Dark mode is everywhere. Apple’s newly released iOS 13? Dark mode. Android 10? Dark mode. Windows 10, macOS Mojave, Chrome, Firefox, Gmail, and Slack—blessed, healing dark mode. It’s the must-have feature for the dim days of 2019, its spread eliciting a collective gasp of ecstasy at every new iteration as if black text on a white background is some deep injustice from which we’ve long yearned for a sweet release.
My eyes feel better and my headaches are gone! I’m saving battery life! I’m not waking up my partner in the middle of the night with a glaring screen! All of these benefits from dark mode may be real for you, but I bet they’re not nearly as profound as you think—if they’re true at all.
The orgiastic frenzy over dark mode is, as far as I can tell, the result of the bandwagon effect: You subconsciously trick yourself into loving dark mode because hey, everyone loves dark mode! This is reinforced by a deluge of glowing media coverage—a lot of which you might find on Gizmodo!—that is further amplified with every new app or operating system that adds the feature. With this month’s release of iOS 13, which sports OS-wide dark mode, we’ve reached near saturation of this design fad.
The quick rollout of dark mode across our digital lives isn’t nefarious; there are some benefits to the feature. For example, if you’re using a device with an OLED display, and if the dark mode feature you’re using is truly black and not some shade of gray pretending to be black, then you can expect to get slightly better battery life—about an hour a day, in total, if all you use is a true-black dark mode, according to iFixit. Not using an OLED? Is your dark mode fake black? Sorry, sucker, you’re not getting any of the battery-saving perks. And let’s be honest, almost no one is exclusively using the right kind of dark mode on the right kind of screen to get the lauded battery boost.
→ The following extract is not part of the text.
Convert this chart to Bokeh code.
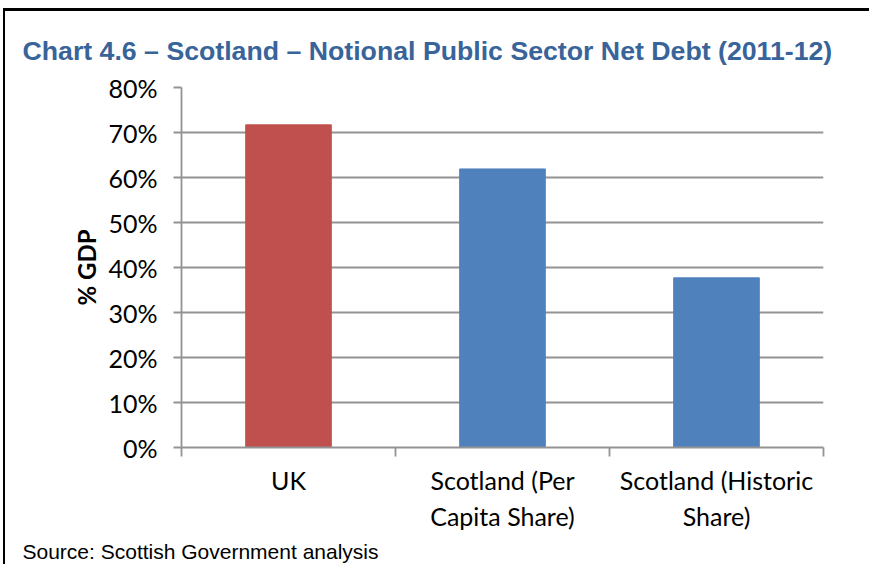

The other main benefit dark mode believers rave about is how much easier it is on the eyes. But this is, for most people, bullshit—the placebo of tech. As Adam Engst at TidBits explains in exhausting detail, “Except in extraordinary situations, Dark Mode is not easy on the eyes, in any way.” In fact, it may be worse. Motherboard’s Samatha Cole reports that research has found that for people with astigmatism—an exceedingly common eye condition—“light text on dark backgrounds aggravates the condition, making text harder to read—and therefore making people squint more to try to correct it.”
What’s more, studies have also found that light mode (or whatever we’re calling it now) is better for reading comprehension. As Susanne Mayr, a University of Passau research who has conducted multiple studies on the ways in which on-screen designs screw with our brains, explained to Wired’s Arielle Pardes, “In all of our studies, participants were better performing in the positive polarity condition. They detected more errors and/or read faster when dark text was presented on a light background than under reversed conditions.” This may be a great argument for using dark mode Twitter, where 99 percent of what you’ll read should not be comprehended, but for retaining anything you actually want to learn, the feature is shit.
The last argument I hear in dark mode’s favor is that it’s simply better looking. It’s “more aesthetically pleasing,” a few of my colleagues and the rest of the internet have told me. And how do you argue with that? Well, let’s take a look at Exhibit A, shall we?
That’s Taylor Lautner, heartthrob from The Twilight Saga and one of Glamour magazine’s “50 Sexiest Men,” back in 2006. At the time, I’m sure Taylor thought his lewk was aesthetically pleasing, or else why would he go out in public like that? With cameras around? And he certainly wasn’t the only one at the time asking their barber for the “sea urchin.”
The point is, trends come and go. The things we think look great now are going to seem psychotic in 10 years. That goes for dark mode, too. Remember, we had dark mode in computers once before, and we realized decades ago that that was dumb and bad.
That’s not to say dark mode is going away soon—it won’t, and virtually everyone I’ve talked to about it hopes it never will. So until a new trend that we can soil our trousers about comes along, we’ll be stuck listening to dark mode acolytes telling us light mode folks why we’re the fools for not jumping on the bandwagon.